Lise : d’abord, ce terme de « narcotrafic » est nouveau. En 15 ans, je ne l’avais jamais entendu. C’est un lexique qui renvoie aux cartels, à l’Amérique du Sud, aux séries Netflix : bref, un terme qui fait du buzz. Alors que sur le terrain, aucun jeune ne se dit « on est des narcotrafiquants ».
Sébastien : depuis 10 ans que je travaille en prévention spécialisée, le nombre de termes que l’on pose sur les gamins des quartiers… Il y a quelques années, ils étaient tous « radicaux islamistes », là il est question de « narcotrafic » des jeunes… Nous, on évite de regarder les médias dans ce genre de séquences. Bien sûr que parfois, on connaît les auteurs et les victimes. Mais nous, on intervient à l’inverse du fait divers, de ces grands moments d’actualité qui mettent tous les habitants et toutes les violences – fusillades liées au trafic, règlements de compte inter-individuels pour d’autres motifs, bagarres entre gamins qui dégénèrent – dans un même sac.
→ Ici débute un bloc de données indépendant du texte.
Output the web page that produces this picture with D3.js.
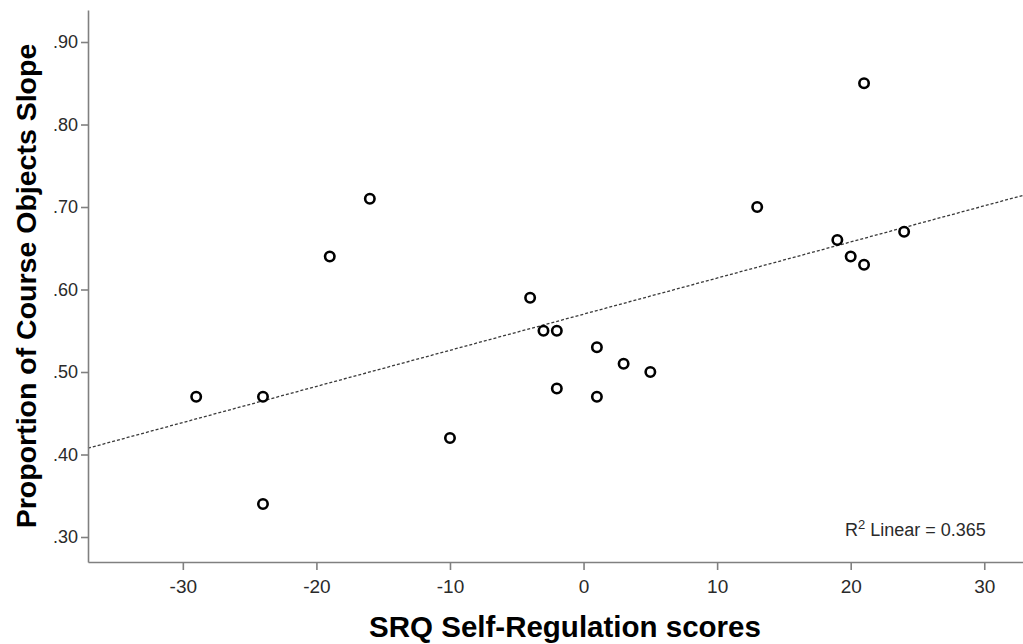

Alors que la rue est beaucoup plus complexe que ça !
Les jeunes que vous accompagnez, comment vivent-ils ce genre de séquences ?
Sébastien : Dans de tels moments politico-médiatiques, ils perçoivent très bien que l’on parle beaucoup d’eux. Ils ont l’habitude : la stigmatisation fait partie de leur vie. Alors que ces gamins, quand on les écoute, ils ne trouvent pas ça normal non plus qu’un gamin de leur âge ait un flingue dans les mains ou qu’un autre se fasse buter : ils vivent le fait divers comme les autres.
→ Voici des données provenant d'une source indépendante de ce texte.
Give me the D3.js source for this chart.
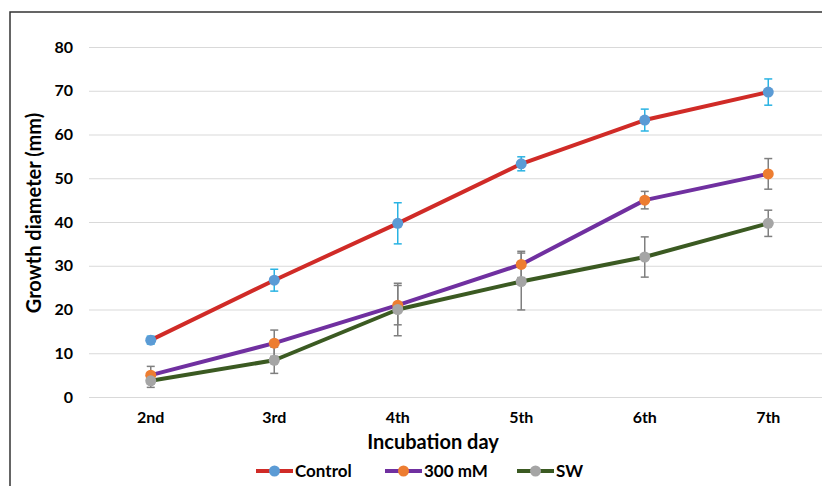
<!DOCTYPE html>
<html>
<head>
<meta charset="utf-8">
<script src="https://cdn.jsdelivr.net/npm/d3@7"></script>
<style>
  body { margin: 0; background: #fff; }
  text { font-family: Lato, "Open Sans", sans-serif; font-weight: bold; fill: #000; }
</style>
</head>
<body>
<div id="chart"></div>
<script>
// data
var days = ["2nd", "3rd", "4th", "5th", "6th", "7th"];
var yTicks = [0, 10, 20, 30, 40, 50, 60, 70, 80];

var controlVals = [13.0, 26.7, 39.7, 53.3, 63.3, 69.7];
var controlErr = [0.9, 2.5, 4.7, 1.6, 2.5, 3.0];

var mMVals = [5.0, 12.3, 21.0, 30.3, 45.0, 51.0];
var mMErr = [2.0, 3.0, 4.5, 3.0, 2.0, 3.5];

var swVals = [3.7, 8.4, 20.0, 26.4, 32.0, 39.7];
var swErr = [1.5, 3.0, 6.0, 6.5, 4.6, 3.0];

var seriesNames = ["Control", "300 mM", "SW"];

var series = [
  { name: seriesNames[0], vals: controlVals, err: controlErr, line: "#d02b27", dot: "#5b9bd5", bar: "#29b3e3" },
  { name: seriesNames[1], vals: mMVals, err: mMErr, line: "#7030a0", dot: "#ed7d31", bar: "#7f7f7f" },
  { name: seriesNames[2], vals: swVals, err: swErr, line: "#3b5a22", dot: "#a5a5a5", bar: "#7f7f7f" }
];

// size
var width = 822;
var height = 486;
var plotLeft = 89;
var plotTop = 47;
var plotBottom = 397;
var step = 123.5;

var svg = d3
  .select("#chart")
  .append("svg")
  .attr("width", width)
  .attr("height", height);

// frame round the chart (runs off the right and bottom)
svg.append("rect")
  .attr("x", 10)
  .attr("y", 12)
  .attr("width", width + 20)
  .attr("height", height + 20)
  .attr("fill", "none")
  .attr("stroke", "#333")
  .attr("stroke-width", 1.5);

var xScale = d3
  .scaleBand()
  .domain(days)
  .range([plotLeft, plotLeft + step * days.length]);

var yScale = d3
  .scaleLinear()
  .domain([0, 80])
  .range([plotBottom, plotTop]);

// grid lines
var yAxis = d3.axisLeft(yScale)
  .tickValues(yTicks)
  .tickSize(-(width - plotLeft + 20))
  .tickPadding(16);

var yG = svg.append("g")
  .attr("transform", "translate(" + plotLeft + ",0)")
  .call(yAxis);
yG.select(".domain").remove();
yG.selectAll("line").attr("stroke", "#d9d9d9").attr("stroke-width", 1.2);
yG.selectAll("text").attr("font-size", 16).attr("font-family", "Lato, sans-serif").attr("font-weight", "bold");

var xAxis = d3.axisBottom(xScale).tickSize(0).tickPadding(15);
var xG = svg.append("g")
  .attr("transform", "translate(0," + plotBottom + ")")
  .call(xAxis);
xG.select(".domain").remove();
xG.selectAll("text").attr("font-size", 16).attr("font-family", "Lato, sans-serif").attr("font-weight", "bold");

// axis titles
svg.append("text")
  .attr("transform", "translate(41,213)rotate(-90)")
  .attr("text-anchor", "middle")
  .attr("font-size", 20)
  .text("Growth diameter (mm)");

svg.append("text")
  .attr("x", 433)
  .attr("y", 449)
  .attr("text-anchor", "middle")
  .attr("font-size", 20)
  .text("Incubation day");

function cx(i) {
  return xScale(days[i]) + xScale.bandwidth() / 2;
}

var line = d3.line()
  .x(function(d, i) { return cx(i); })
  .y(function(d) { return yScale(d); });

// error bars first, then lines, then dots
series.forEach(function(s) {
  var g = svg.append("g");
  s.vals.forEach(function(v, i) {
    var top = yScale(v + s.err[i]);
    var bot = yScale(v - s.err[i]);
    g.append("line").attr("x1", cx(i)).attr("x2", cx(i)).attr("y1", top).attr("y2", bot)
      .attr("stroke", s.bar).attr("stroke-width", 1.5);
    g.append("line").attr("x1", cx(i) - 4).attr("x2", cx(i) + 4).attr("y1", top).attr("y2", top)
      .attr("stroke", s.bar).attr("stroke-width", 1.5);
    g.append("line").attr("x1", cx(i) - 4).attr("x2", cx(i) + 4).attr("y1", bot).attr("y2", bot)
      .attr("stroke", s.bar).attr("stroke-width", 1.5);
  });
});

series.forEach(function(s) {
  svg.append("path")
    .datum(s.vals)
    .attr("d", line)
    .attr("fill", "none")
    .attr("stroke", s.line)
    .attr("stroke-width", 4)
    .attr("stroke-linejoin", "round");
});

series.forEach(function(s) {
  svg.selectAll(null)
    .data(s.vals)
    .enter()
    .append("circle")
    .attr("cx", function(d, i) { return cx(i); })
    .attr("cy", function(d) { return yScale(d); })
    .attr("r", 5.5)
    .attr("fill", s.dot);
});

// legend
var legendX = [256, 385, 517];
var legend = svg.selectAll("g.leg")
  .data(series)
  .enter()
  .append("g")
  .attr("class", "leg")
  .attr("transform", function(d, i) { return "translate(" + legendX[i] + ",471)"; });

legend.append("line")
  .attr("x1", 0).attr("x2", 37).attr("y1", 0).attr("y2", 0)
  .attr("stroke", function(d) { return d.line; })
  .attr("stroke-width", 4);

legend.append("circle")
  .attr("cx", 18.5).attr("cy", 0).attr("r", 5.5)
  .attr("fill", function(d) { return d.dot; });

legend.append("text")
  .attr("x", 39)
  .attr("y", 6)
  .attr("font-size", 17)
  .text(function(d) { return d.name; });
</script>
</body>
</html>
Lise : Tous ces mots, là, qui sont employés ces dernières années pour les désigner ou pour nommer les opérations de l’État dans les quartiers, les jeunes ça les fait flipper. À nous, ils nous disent : « vous croyez en ce qu’on dit. Là où personne, les politiques, la conseillère d’orientation, ne croient en nous ». On est là pour leur rappeler que l’on est jamais prédestinés à quelque chose.
Sébastien : En fait, là où les politiques renvoient l’idée que tous ces jeunes veulent être des narcotrafiquants, nous, on leur laisse le temps de grandir. Peut-être qu’à 14 ans l’un va nous dire : « ouais je veux vendre du shit et être Pablo Escobar ! » puis trois ans après : « ohlala mais qu’est-ce que je te racontais, je sais pas comment t’as fait pour me supporter… » Parce que nous on est là à leurs 15 ans, à leurs 17 ans, potentiellement à leurs 20 ans. Là où ces jeunes sont découpés dans tous les sens par les institutions, nous sommes là pour rassembler les pièces du puzzle. Et les écouter.
Quelles sollicitations vous sont adressées, dans ce genre de moments ?
Sébastien : Dès qu’il y a une fusillade, on nous ressort les mêmes discours au niveau local comme national. Soit on nous dit « vous voyez, la prévention spécialisée, ça sert à rien ». Soit à l’inverse : « il faudrait mettre plus de moyens pour les éduc’ de rue, ça éviterait ce genre de choses ». Comme si la corrélation était évidente. Comme si on pouvait y faire quelque chose… Alors que quand un jeune va mal, il y a tellement de problématiques sociales derrière. Nous n’avons pas le pouvoir d’empêcher des groupes de gamins vulnérables, mis en difficulté par le lieu où ils grandissent, le racisme qu’ils reçoivent au quotidien, les difficultés familiales ou scolaires, de basculer dans ce type d’actes. On peut faire en sorte, autant que possible, qu’ils prennent d’autres chemins ; mais pas empêcher un mort dans un quartier.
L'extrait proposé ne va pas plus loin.